Rain: Double the gaps, halve the ambition. Painted lines are ice, rim brakes stretch stopping distances, and visibility is poorer for everyone. Pacelines become gentle; cornering becomes round, not square.
When pace lines aren’t appropriate
Narrow lanes with parked cars, blind bends, village centres, busy A-roads: single out early, ride defensively, and keep chatter to radio checks only. Free speed never trumps safety.
Mixed-ability social rides: If half the group has never rotated, treat the day as tuition, not a chain-gang audition. Two-abreast with occasional short rotations on straight, open sections is plenty.
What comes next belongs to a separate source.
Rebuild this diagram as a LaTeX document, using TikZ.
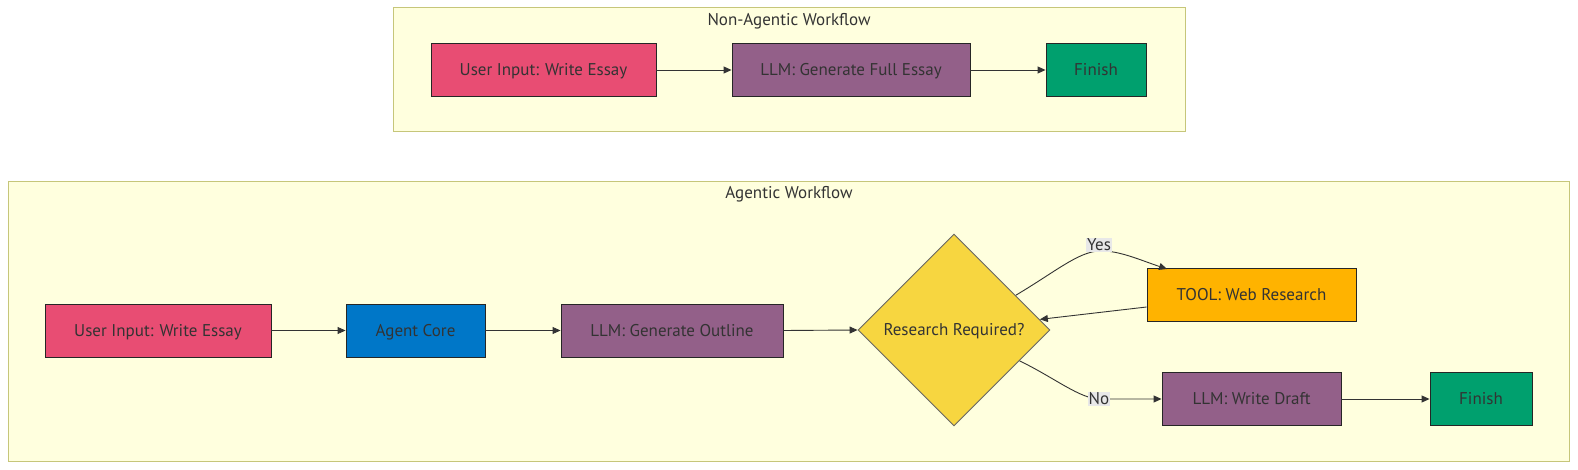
\documentclass[tikz,border=0pt]{standalone}
\usepackage{fontspec}
\setmainfont{PT Sans}
\usetikzlibrary{shapes.geometric,arrows.meta,calc}
\definecolor{txt}{HTML}{333333}
\definecolor{clfill}{HTML}{FFFFDE}
\definecolor{cldraw}{HTML}{C6C67A}
\definecolor{cpink}{HTML}{E84D73}
\definecolor{cpurple}{HTML}{936089}
\definecolor{cgreen}{HTML}{00A06E}
\definecolor{cblue}{HTML}{0077C8}
\definecolor{corange}{HTML}{FFB300}
\definecolor{cyellow}{HTML}{F7D640}
\definecolor{lblbg}{HTML}{E8E8E8}
\tikzset{
  cluster/.style={draw=cldraw, fill=clfill, line width=1pt},
  proc/.style={draw=black!85, line width=0.9pt, minimum height=53pt, inner sep=0pt, text height=12pt, text depth=1pt, text=txt, font=\fontsize{17pt}{19pt}\selectfont},
  dec/.style={diamond, draw=black!60, line width=0.9pt, fill=cyellow, minimum width=192pt, minimum height=192pt, inner sep=0pt, text height=12pt, text depth=1pt, text=txt, font=\fontsize{17pt}{19pt}\selectfont},
  conn/.style={draw=txt, line width=0.9pt, -{Triangle[length=8pt,width=7pt]}},
  elabel/.style={fill=lblbg, inner sep=1pt, text=txt, font=\fontsize{17pt}{19pt}\selectfont},
  ctitle/.style={text=txt, font=\fontsize{17pt}{19pt}\selectfont}
}
\begin{document}
\begin{tikzpicture}[x=1pt,y=-1pt]
\useasboundingbox[fill=white] (0,0) rectangle (1578,470);
% clusters
\draw[cluster] (393,8) rectangle (1185,132);
\node[ctitle] (t1) at (789,21) {Non-Agentic Workflow};
\draw[cluster] (8,182) rectangle (1569,461);
\node[ctitle] (t2) at (789,194) {Agentic Workflow};
% top row
\node[proc, fill=cpink, minimum width=225pt] (a1) at (543.5,70) {User Input: Write Essay};
\node[proc, fill=cpurple, minimum width=238pt] (a2) at (851,70) {LLM: Generate Full Essay};
\node[proc, fill=cgreen, minimum width=100pt] (a3) at (1096,70) {Finish};
\draw[conn] (a1) -- (a2);
\draw[conn] (a2) -- (a3);
% bottom row
\node[proc, fill=cpink, minimum width=226pt] (b1) at (158,330.5) {User Input: Write Essay};
\node[proc, fill=cblue, minimum width=139pt] (b2) at (415.5,330.5) {Agent Core};
\node[proc, fill=cpurple, minimum width=222pt] (b3) at (672,330.5) {LLM: Generate Outline};
\node[dec] (d) at (954,330) {Research Required?};
\node[proc, fill=corange, minimum width=209pt] (tw) at (1251.5,295) {TOOL: Web Research};
\node[proc, fill=cpurple, minimum width=179pt] (wd) at (1251.5,399) {LLM: Write Draft};
\node[proc, fill=cgreen, minimum width=102pt] (f2) at (1481,399) {Finish};
\draw[conn] (b1) -- (b2);
\draw[conn] (b2) -- (b3);
\draw[conn] (b3.east) -- (d.west);
\coordinate (ys) at ($(d.north)!0.64!(d.east)$);
\coordinate (ns) at ($(d.south)!0.68!(d.east)$);
\coordinate (te) at (1167,269);
\draw[conn] (ys) .. controls (1055,272) and (1078,252) .. (1099,251) .. controls (1118,250) and (1140,260) .. (te);
\node[elabel] (ly) at (1099,245) {Yes};
\coordinate (bk) at ($(d.north)!0.89!(d.east)$);
\draw[conn] (tw.west |- 0,307) -- (bk);
\draw[conn] (ns) .. controls (1055,378) and (1080,399) .. (1100,399) -- (wd.west);
\node[elabel] (ln) at (1099,399) {No};
\draw[conn] (wd) -- (f2);
\end{tikzpicture}
\end{document}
Simple club drills that work
Through-and-off on a quiet road: Two lines, 5–10 seconds pulls, no surges. Start at 28–30 km/h, talk throughout.
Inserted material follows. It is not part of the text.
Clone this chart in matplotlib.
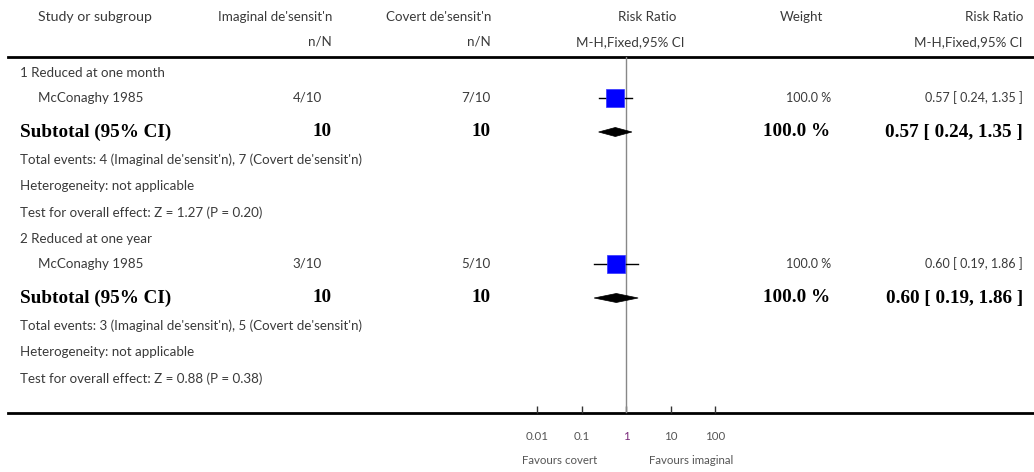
import matplotlib.pyplot as plt
from matplotlib.patches import Polygon, Rectangle

# Data
studies = ['McConaghy 1985', 'McConaghy 1985']
groups = ['1 Reduced at one month', '2 Reduced at one year']
imag_events = ['4/10', '3/10']
cov_events = ['7/10', '5/10']
rr = [0.57, 0.60]
ci_low = [0.24, 0.19]
ci_high = [1.35, 1.86]
weights = ['100.0 %', '100.0 %']
sub_n_imag = [10, 10]
sub_n_cov = [10, 10]
total_events = ['Total events: 4 (Imaginal de\'sensit\'n), 7 (Covert de\'sensit\'n)',
                'Total events: 3 (Imaginal de\'sensit\'n), 5 (Covert de\'sensit\'n)']
overall = ['Test for overall effect: Z = 1.27 (P = 0.20)',
           'Test for overall effect: Z = 0.88 (P = 0.38)']
tick_vals = [0.01, 0.1, 1, 10, 100]
tick_labels = ['0.01', '0.1', '1', '10', '100']

W, H = 1034, 472
fig = plt.figure(figsize=(W / 100, H / 100), dpi=100)
lay = fig.add_axes([0, 0, 1, 1])
lay.set_xlim(0, W)
lay.set_ylim(H, 0)
lay.axis('off')

sans = 'Lato'
serif = 'Liberation Serif'
gray = '#3a3a3a'
fs = 9.6

def t(x, y, s, ha='left', bold=False, size=fs, color=gray):
    if bold:
        lay.text(x, y, s, ha=ha, va='center', fontsize=13.8, fontweight='bold',
                 family=serif, color='black')
    else:
        lay.text(x, y, s, ha=ha, va='center', fontsize=size, family=sans, color=color)

# header
t(38, 17, 'Study or subgroup', size=10.2)
t(332, 17, "Imaginal de'sensit'n", ha='right')
t(332, 42, 'n/N', ha='right')
t(491, 17, "Covert de'sensit'n", ha='right')
t(491, 42, 'n/N', ha='right')
t(676, 17, 'Risk Ratio', ha='right')
t(685, 42, 'M-H,Fixed,95% CI', ha='right')
t(823, 17, 'Weight', ha='right')
t(1023, 17, 'Risk Ratio', ha='right')
t(1023, 42, 'M-H,Fixed,95% CI', ha='right')

top_line, bot_line = 57, 413
lay.plot([8, W], [top_line, top_line], color='black', lw=2)
lay.plot([8, W], [bot_line, bot_line], color='black', lw=2)

# forest axes with log scale
x0, x1 = 537.3, 715.0
fax = fig.add_axes([x0 / W, (H - bot_line) / H, (x1 - x0) / W, (bot_line - top_line) / H])
fax.set_xscale('log')
fax.set_xlim(0.01, 100)
fax.set_ylim(bot_line, top_line)
fax.patch.set_visible(False)
for sp in fax.spines.values():
    sp.set_visible(False)
fax.set_yticks([])
fax.set_xticks(tick_vals)
fax.set_xticklabels(tick_labels, fontsize=8.3, family=sans, color='#555555')
fax.get_xticklabels()[2].set_color('#7a2a7a')
fax.minorticks_off()
fax.tick_params(axis='x', direction='in', length=5, width=1, color='#333333', pad=13)
fax.axvline(1, color='#888888', lw=1)

lay.text(560, 461, 'Favours covert', ha='center', va='center', fontsize=8.3, family=sans, color='#555555')
lay.text(691, 461, 'Favours imaginal', ha='center', va='center', fontsize=8.3, family=sans, color='#555555')

row0 = [73, 239]
for i in range(2):
    y = row0[i]
    t(20, y, groups[i])
    ys = y + 25
    t(38, ys, studies[i])
    t(322, ys, imag_events[i], ha='right')
    t(491, ys, cov_events[i], ha='right')
    t(831, ys, weights[i], ha='right', size=9)
    t(1023, ys, f'{rr[i]:.2f} [ {ci_low[i]:.2f}, {ci_high[i]:.2f} ]', ha='right', size=9)
    # study marker
    fax.plot([ci_low[i], ci_high[i]], [ys, ys], color='black', lw=1)
    fax.plot([rr[i], rr[i]], [ys - 3, ys + 3], color='black', lw=0.8)
    half = 1.0 / 44.4 * 9  # square half-width in log10 units (9 px)
    fax.add_patch(Rectangle((rr[i] / 10 ** half, ys - 9), rr[i] * 10 ** half - rr[i] / 10 ** half, 18,
                            facecolor='#0000ff', edgecolor='#3333ff', lw=0.5, zorder=3))
    # subtotal
    yt = y + 59
    t(20, yt, 'Subtotal (95% CI)', bold=True)
    t(332, yt, str(sub_n_imag[i]), ha='right', bold=True)
    t(491, yt, str(sub_n_cov[i]), ha='right', bold=True)
    t(830, yt, '100.0 %', ha='right', bold=True)
    t(1023, yt, f'{rr[i]:.2f} [ {ci_low[i]:.2f}, {ci_high[i]:.2f} ]', ha='right', bold=True)
    fax.add_patch(Polygon([[ci_low[i], yt], [rr[i], yt - 4.5], [ci_high[i], yt], [rr[i], yt + 4.5]],
                          closed=True, facecolor='black', edgecolor='black', lw=0.5, zorder=3))
    t(20, y + 87, total_events[i])
    t(20, y + 113, 'Heterogeneity: not applicable')
    t(20, y + 140, overall[i])

fig.savefig('out.png', dpi=100)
Echelon practice on a wide, empty stretch: Light crosswind day, rotate positions every minute. The goal is smooth shelter, not speed.
Lead-out practice for sprints (end of ride, safe road): 15–20-second pulls building to a 10-second sprint from the last rider. Teaches timing and discipline.
Kit and bikes (briefly, without the shopping list)
You don’t need special equipment beyond reliable brakes, tyres in good nick, and a bell for towpaths. Mudguards in winter are civilised. Lights in dusk/dawn make you look like someone who plans ahead. That’s it.
The spirit of the thing
A good group ride feels like a conversation: everyone speaks, nobody shouts, and you arrive home both pleasantly tired and oddly restored. If you’re new, tell the ride leader at the start; if you’re experienced, mentor with patience. Drafting is a privilege shared, not a loophole exploited. Get the small courtesies right and the “free speed” becomes the least interesting benefit.
Verdict: Group riding is a social contract with aerodynamic perks. Keep the lines smooth, the calls clear, and the turns short, and you’ll finish fresher, faster, and welcome on any wheel.